We hear a lot from politicians about coasting schools. But there is another problem that is growing each year: coasting students who do not want to grapple with a tough subject. It is not entirely their fault that they lack independent study skills and struggle with basic scientific concepts. The need for schools to perform in league tables and the current science curriculum are to blame, too.

The GCSE chemistry course these pupils followed was not particularly challenging and the exam paper even less so. With headteachers under pressure to meet targets, some schools have adopted the “put it on a plate and spoon it into their mouths” policy. Arming students with revision guides, putting on extra classes and devoting entire days to coursework is becoming the norm. It seems like a lot of effort when students only need to answer a third of the questions correctly to gain a grade C, or 75 per cent to gain an A*.

I currently have 30 students in my A-level chemistry class.
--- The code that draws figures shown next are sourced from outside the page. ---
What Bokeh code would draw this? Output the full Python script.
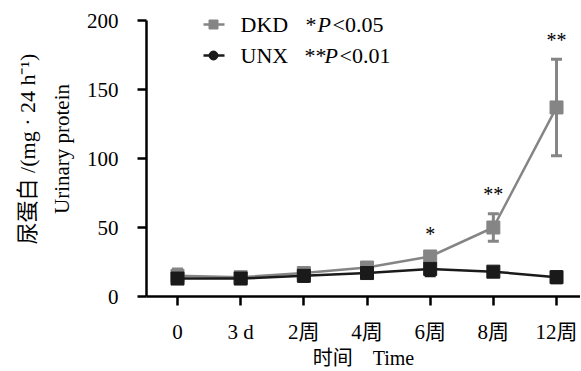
from bokeh.plotting import figure
from bokeh.models import Range1d, FixedTicker, Whisker, TeeHead, ColumnDataSource, LinearAxis
from bokeh.core.properties import value
from bokeh.embed import file_html
from bokeh.resources import INLINE

# ---- data ----
time_labels = ["0", "3 d", "2周", "4周", "6周", "8周", "12周"]
dkd_mean = [15, 14, 17, 21, 29, 50, 137]
dkd_err = [5, 2, 2, 2, 2, 10, 35]
unx_mean = [13, 13, 15, 17, 20, 18, 14]
unx_err = [3, 2, 4, 3, 5, 3, 4]
sig_marks = ["", "", "", "", "*", "**", "**"]
y_ticks = [0, 50, 100, 150, 200]

SERIF = "Liberation Serif, Noto Sans CJK SC"
GRAY = "#858585"
BLACK = "#1a1a1a"

xs = list(range(len(time_labels)))

# pixel -> data helpers (layout only)
X0, XS = 177, 63.17
Y0, YS = 296, 1.38


def dx(px):
    return (px - X0) / XS


def dy(py):
    return (Y0 - py) / YS


p = figure(width=580, height=371, output_backend="svg", toolbar_location=None,
           x_range=Range1d(dx(146), dx(580)), y_range=Range1d(0, dy(1)),
           min_border_left=146, min_border_right=0, min_border_top=1, min_border_bottom=75)
p.grid.visible = False
p.outline_line_color = None
p.background_fill_color = "white"

for ax in (p.xaxis[0], p.yaxis[0]):
    ax.axis_line_width = 2.5
    ax.axis_line_color = "black"
    ax.major_tick_line_width = 2.5
    ax.major_tick_line_color = "black"
    ax.major_tick_out = 9
    ax.major_tick_in = 0
    ax.minor_tick_line_color = None
    ax.major_label_text_font = SERIF
    ax.major_label_text_font_size = "21px"
    ax.major_label_text_color = "black"
    ax.axis_label_text_font = SERIF
    ax.axis_label_text_font_style = "normal"
    ax.axis_label_text_color = "black"

p.yaxis[0].ticker = FixedTicker(ticks=y_ticks)
p.yaxis[0].bounds = (0, 200)
p.yaxis[0].major_label_standoff = 19
p.yaxis[0].axis_label = "Urinary protein"
p.yaxis[0].axis_label_text_font_size = "21px"
p.yaxis[0].axis_label_standoff = 10

p.xaxis[0].ticker = FixedTicker(ticks=xs)
p.xaxis[0].major_label_overrides = {i: t for i, t in enumerate(time_labels)}
p.xaxis[0].major_label_standoff = 14
p.xaxis[0].axis_label = "时间\u00a0\u00a0\u00a0\u00a0Time"
p.xaxis[0].axis_label_text_font_size = "20px"
p.xaxis[0].axis_label_standoff = 0

# second (outer) y title line
ax2 = LinearAxis(ticker=FixedTicker(ticks=[]), axis_line_color=None,
                 major_tick_line_color=None, minor_tick_line_color=None,
                 major_label_text_font_size="0px",
                 axis_label="尿蛋白 /(mg · 24 h⁻¹)", axis_label_text_font=SERIF,
                 axis_label_text_font_size="22px", axis_label_text_font_style="normal",
                 axis_label_text_color="black", axis_label_standoff=7)
p.add_layout(ax2, "left")

# series
dkd_src = ColumnDataSource(dict(x=xs, y=dkd_mean,
                                lo=[m - e for m, e in zip(dkd_mean, dkd_err)],
                                hi=[m + e for m, e in zip(dkd_mean, dkd_err)]))
unx_src = ColumnDataSource(dict(x=xs, y=unx_mean,
                                lo=[m - e for m, e in zip(unx_mean, unx_err)],
                                hi=[m + e for m, e in zip(unx_mean, unx_err)]))

for src, col in ((dkd_src, GRAY), (unx_src, BLACK)):
    w = Whisker(base="x", lower="lo", upper="hi", source=src, dimension="height",
                line_color=col, line_width=3,
                lower_head=TeeHead(size=11, line_color=col, line_width=3),
                upper_head=TeeHead(size=11, line_color=col, line_width=3))
    p.add_layout(w)
    p.line("x", "y", source=src, line_color=col, line_width=2.5)
    p.scatter("x", "y", source=src, marker="square", size=13, fill_color=col, line_color=col)

# significance marks
sig_y = [m + e + 14 for m, e in zip(dkd_mean, dkd_err)]
p.text(x=xs, y=sig_y, text=sig_marks, text_align="center", text_baseline="middle",
       text_font=value("Liberation Serif"), text_font_size="20px", text_color="black")

# legend (drawn manually)
FONT = value("Liberation Serif")
for row_y, col, mk, name, stars, thr, star_x, p_x, lt_x in (
        (24, GRAY, "square", "DKD", "*", "<0.05", 305, 317, 332),
        (55, BLACK, "circle", "UNX", "**", "<0.01", 304, 324, 339)):
    p.line([dx(203), dx(224)], [dy(row_y), dy(row_y)], line_color=col, line_width=2.5)
    p.scatter([dx(213)], [dy(row_y)], marker=mk, size=9, fill_color=col, line_color=col)
    p.text(x=[dx(240)], y=[dy(row_y)], text=[name], text_baseline="middle",
           text_font=FONT, text_font_size="22px", text_color="black")
    p.text(x=[dx(star_x)], y=[dy(row_y)], text=[stars], text_baseline="middle",
           text_font=FONT, text_font_size="22px", text_color="black")
    p.text(x=[dx(p_x)], y=[dy(row_y)], text=["P"], text_baseline="middle",
           text_font=FONT, text_font_style="italic", text_font_size="22px", text_color="black")
    p.text(x=[dx(lt_x)], y=[dy(row_y)], text=[thr], text_baseline="middle",
           text_font=FONT, text_font_size="22px", text_color="black")

open("out.html", "w").write(file_html(p, INLINE))
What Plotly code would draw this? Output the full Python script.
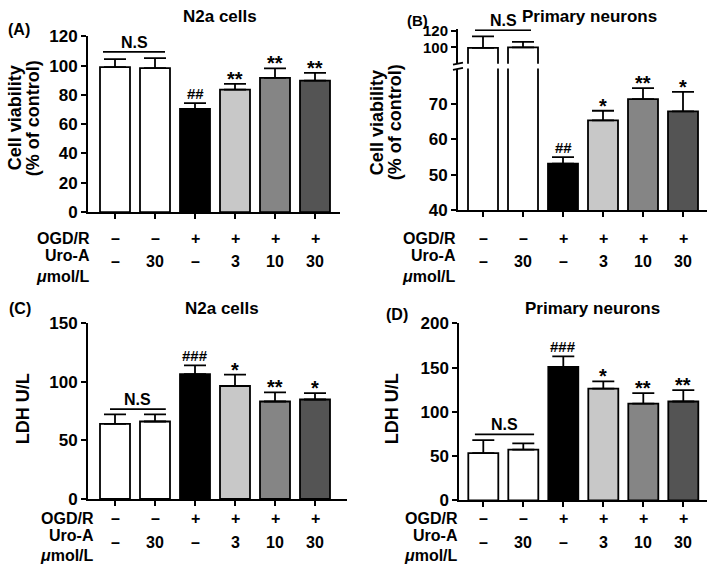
import plotly.graph_objects as go

W, H = 709, 574

# Groups (x positions) and treatment table below each panel
groups = [0, 1, 2, 3, 4, 5]
ogd_row = ["–", "–", "+", "+", "+", "+"]
uro_row = ["–", "30", "–", "3", "10", "30"]
bar_colors = ["white", "white", "black", "#c8c8c8", "#858585", "#545454"]

# (A) N2a cells, cell viability (% of control)
a_mean = [99.0, 98.3, 70.4, 83.6, 91.7, 89.8]
a_err = [5.5, 6.8, 4.0, 4.0, 6.4, 5.2]
a_sig = ["", "", "##", "**", "**", "**"]

# (B) Primary neurons, cell viability (% of control)
b_mean = [99.3, 100.0, 53.2, 65.4, 71.4, 67.9]
b_err = [14.0, 6.7, 1.8, 2.7, 3.1, 5.5]
b_sig = ["", "", "##", "*", "**", "*"]

# (C) N2a cells, LDH U/L
c_mean = [64.0, 66.1, 106.6, 96.4, 83.2, 84.9]
c_err = [8.2, 6.1, 7.4, 9.7, 7.7, 5.5]
c_sig = ["", "", "###", "*", "**", "*"]

# (D) Primary neurons, LDH U/L
d_mean = [53.5, 57.4, 150.7, 126.2, 109.2, 111.7]
d_err = [14.5, 7.0, 12.0, 8.1, 12.0, 12.8]
d_sig = ["", "", "###", "*", "**", "**"]

# level of the N.S bracket over the two control groups
ns_level = {"A": 109.4, "B": 121.0, "C": 76.6, "D": 74.6}

FONT = "Arial, Liberation Sans, sans-serif"


def px(x):
    return x / W


def py(y):
    return 1 - y / H


fig = go.Figure()
annotations = []


def add_bars(mean, err, xa, ya):
    fig.add_trace(
        go.Bar(
            x=groups,
            y=mean,
            width=0.75,
            marker={"color": bar_colors, "line": {"color": "black", "width": 1.8}},
            error_y={
                "type": "data",
                "symmetric": False,
                "array": err,
                "arrayminus": [0] * len(err),
                "color": "black",
                "thickness": 1.8,
                "width": 11,
            },
            xaxis=xa,
            yaxis=ya,
            showlegend=False,
        )
    )


def add_sig(mean, err, sig, xa, ya):
    for i, s in enumerate(sig):
        if not s:
            continue
        star = s.startswith("*")
        annotations.append(
            dict(
                x=groups[i],
                y=mean[i] + err[i],
                xref=xa,
                yref=ya,
                text=s,
                showarrow=False,
                yanchor="bottom",
                yshift=-8 if star else -1,
                font={"family": FONT, "size": 20 if star else 15, "color": "black", "weight": "bold"},
            )
        )


def add_ns(level, x0, x1, xa, ya):
    fig.add_trace(
        go.Scatter(
            x=[x0, x1],
            y=[level, level],
            mode="lines",
            line={"color": "black", "width": 1.8},
            xaxis=xa,
            yaxis=ya,
            showlegend=False,
            hoverinfo="skip",
        )
    )
    annotations.append(
        dict(
            x=(x0 + x1) / 2,
            y=level,
            xref=xa,
            yref=ya,
            text="N.S",
            showarrow=False,
            yanchor="bottom",
            yshift=-1,
            font={"family": FONT, "size": 16, "color": "black", "weight": "bold"},
        )
    )


def text(x, y, s, size=16, xanchor="center", angle=0):
    annotations.append(
        dict(
            x=px(x),
            y=py(y),
            xref="paper",
            yref="paper",
            text=s,
            showarrow=False,
            xanchor=xanchor,
            yanchor="middle",
            textangle=angle,
            font={"family": FONT, "size": size, "color": "black", "weight": "bold"},
        )
    )


def add_table(xa, label_right, rows_y):
    y_ogd, y_uro, y_val, y_unit = rows_y
    text(label_right, y_ogd, "OGD/R", xanchor="right")
    text(label_right, y_uro, "Uro-A", xanchor="right")
    text(label_right, y_unit, "<i>μ</i>mol/L", xanchor="right")
    for i in groups:
        for s, yy in ((ogd_row[i], y_ogd), (uro_row[i], y_val)):
            annotations.append(
                dict(
                    x=i,
                    y=py(yy),
                    xref=xa,
                    yref="paper",
                    text=s,
                    showarrow=False,
                    yanchor="middle",
                    font={"family": FONT, "size": 16, "color": "black", "weight": "bold"},
                )
            )


# Panel A
add_bars(a_mean, a_err, "x", "y")
add_sig(a_mean, a_err, a_sig, "x", "y")
add_ns(ns_level["A"], -0.3, 1.25, "x", "y")

# Panel B (broken axis: lower and upper segment)
add_bars(b_mean, b_err, "x2", "y2")
add_bars(b_mean, b_err, "x2", "y3")
add_sig(b_mean, b_err, b_sig, "x2", "y2")
add_ns(ns_level["B"], -0.2, 1.2, "x2", "y3")

# Panel C
add_bars(c_mean, c_err, "x3", "y4")
add_sig(c_mean, c_err, c_sig, "x3", "y4")
add_ns(ns_level["C"], -0.125, 1.27, "x3", "y4")

# Panel D
add_bars(d_mean, d_err, "x4", "y5")
add_sig(d_mean, d_err, d_sig, "x4", "y5")
add_ns(ns_level["D"], -0.21, 1.27, "x4", "y5")

# titles, panel letters, axis titles
text(220, 8, "N2a cells", size=17)
text(589, 8, "Primary neurons", size=17)
text(222, 310, "N2a cells", size=17)
text(592, 310, "Primary neurons", size=17)
text(19, 21, "(A)", size=16)
text(417, 12, "(B)", size=15)
text(20, 310, "(C)", size=16)
text(397, 316, "(D)", size=16)
text(15, 113, "Cell viability", size=18, angle=-90)
text(33, 113, "(% of control)", size=18, angle=-90)
text(377, 117, "Cell viability", size=18, angle=-90)
text(395, 117, "(% of control)", size=18, angle=-90)
text(23, 414, "LDH U/L", size=18, angle=-90)
text(392, 414, "LDH U/L", size=18, angle=-90)

# treatment tables
add_table("x", 92, (237, 255, 261, 277))
add_table("x2", 458, (237, 255, 261, 277))
add_table("x3", 96, (527, 545, 552, 565))
add_table("x4", 460, (527, 545, 552, 565))

ax_common = dict(
    showline=True,
    linecolor="black",
    linewidth=2,
    ticks="outside",
    ticklen=5,
    tickwidth=2,
    tickcolor="black",
    showgrid=False,
    zeroline=False,
)
x_common = dict(ax_common, tickvals=groups, showticklabels=False)
tick_font = {"family": FONT, "size": 17, "color": "black", "weight": "bold"}
y_common = dict(ax_common, tickfont=tick_font)

fig.update_layout(
    width=W,
    height=H,
    margin=dict(l=0, r=0, t=0, b=0),
    paper_bgcolor="white",
    plot_bgcolor="white",
    showlegend=False,
    annotations=annotations,
    xaxis=dict(x_common, domain=[px(88), px(340)], range=[-0.675, 5.625], anchor="y"),
    yaxis=dict(y_common, domain=[py(210), py(28.3)], range=[0, 120], dtick=20, anchor="x"),
    xaxis2=dict(x_common, domain=[px(458), px(707)], range=[-0.625, 5.6], anchor="y2"),
    yaxis2=dict(y_common, domain=[py(208.3), py(61.6)], range=[40, 80], tickvals=[40, 50, 60, 70], anchor="x2"),
    yaxis3=dict(y_common, domain=[py(56.7), py(21.0)], range=[80, 122], tickvals=[100, 120], anchor="x2",
                tickfont=dict(tick_font, size=15)),
    xaxis3=dict(x_common, domain=[px(88), px(347)], range=[-0.675, 5.8], anchor="y4"),
    yaxis4=dict(y_common, domain=[py(506.7), py(325)], range=[0, 150], dtick=50, anchor="x3"),
    xaxis4=dict(x_common, domain=[px(459.3), px(706.7)], range=[-0.6, 5.585], anchor="y5"),
    yaxis5=dict(y_common, domain=[py(508.3), py(325)], range=[0, 200], dtick=50, anchor="x4"),
    shapes=[
        # axis break marks on panel B
        dict(type="line", xref="paper", yref="paper", x0=px(453), y0=py(57.5), x1=px(463), y1=py(55.5),
             line={"color": "black", "width": 1.8}),
        dict(type="line", xref="paper", yref="paper", x0=px(453), y0=py(63), x1=px(463), y1=py(61),
             line={"color": "black", "width": 1.8}),
    ],
)

# drop the default page margin so the figure sits at the window's top-left corner
fig.write_html(
    "out.html",
    config={"displayModeBar": False},
    post_script="document.body.style.margin='0px';",
)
They have a wide range of abilities, even though the majority gained an A* or an A in their GCSE chemistry. I do not have the time to build the basic knowledge that they are missing, so I have resorted to lunchtimes and after-school sessions.

Several students from the group have already said that they do not want to continue with chemistry next year because it is too hard. They are right - A-level chemistry is hard. If these students had followed a more rigorous and demanding GCSE chemistry course they would have realised that. And they would be relishing the challenge they face now, instead of running away from it.